Financially it is still very early days for us to say how this is going, we planned this very carefully as our finances were limited, but I can say, we are living on a lot less than we did in the UK, we are not frivolous, and have to consider what we are spending money on, but we do not feel we are lacking anything and for me I am now amazed at the utter crap I bought in the UK and how wasteful I was with money without even realising it.

The house is coming on fine, we have finished the kitchen and are about to sort out the other rooms now. Solar Power working fine as we speak, even though we have had at least a week of limited sun here and a lot of rain and dark clouds. So far no hidden surprises, although the roof leaks where they positioned the solar panels, but that is being addressed soon, nothing to stress about. 

Having just read this back it does sound as if I am a bit gloomy! I am not, I am just being honest in my feelings. There are great things about living here and things that annoy me, but life is not perfect anywhere, but overall we have a good life here and hope that continues into the future.
:thumb:


----------



## DaveandLiz (Aug 18, 2014)

Thanks for that, a good post 

We will be moving to Spain early next year and its good to hear others experiences.

Have a good day

Dave


----------



## Lolito (Aug 25, 2012)

Glad to hear! Good luck!


----------



## Relyat (Sep 29, 2013)

Thanks Cambio


----------



## portygirl (May 12, 2013)

Thanks for your update Cambio, it is helpful for us as we are contemplating our move next year. It is good to hear both good and bad as it gives a more balanced view.


----------



## thrax (Nov 13, 2008)

I settled in almost immediately but it took SWMBO nearly 2 years before she considered Spain to be home. Now, after 4 years, she cannot see herself ever returning to UK. There are so many things to contend with, things that are so entirely different from your home country and, of course, the language which if you aren't fluent can be quite daunting. But then again, we have friends who are from Madrid and Barcelona and they can't understand a word of the Spanish wot is spok down these parts. We still have English styled food but having trained as a chef (not to cook in a restaurant but to teach cooking) I find the local and wonderfully seasonal ingredients one of the very best things about living here. No more supermarket shops to get whatever I want, now I get whatever is available... Love it.

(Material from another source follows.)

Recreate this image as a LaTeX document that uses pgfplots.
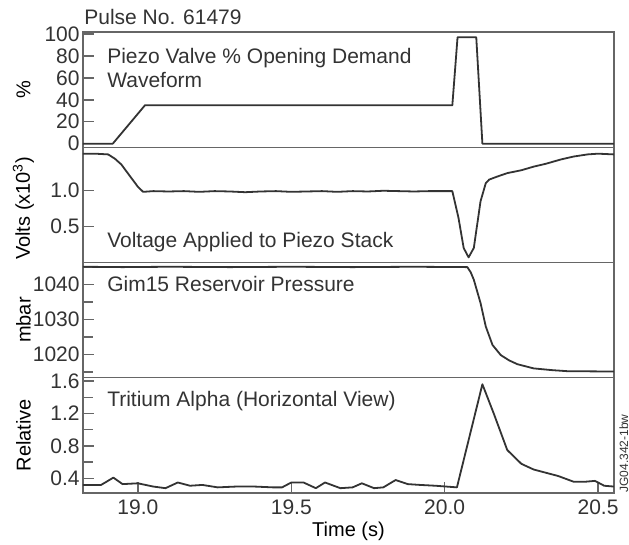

Also, we moved here with our son who is now 4 1/2 and loves Spain. Of course, he has no recollection of UK. He speaks fluent English and Spanish and is learning German at school. My wife's parents have lived in Spain for 11 years and we had been here just 14 months when my parents decided to move over, so we are all here....


----------



## Alcalaina (Aug 6, 2010)

Thanks for the update! Always good to hear from you.



cambio said:


> I do regret the fact that my children are in the UK and we do not see them as much as I would like, this is something not to be underestimated by those of you thinking of the move.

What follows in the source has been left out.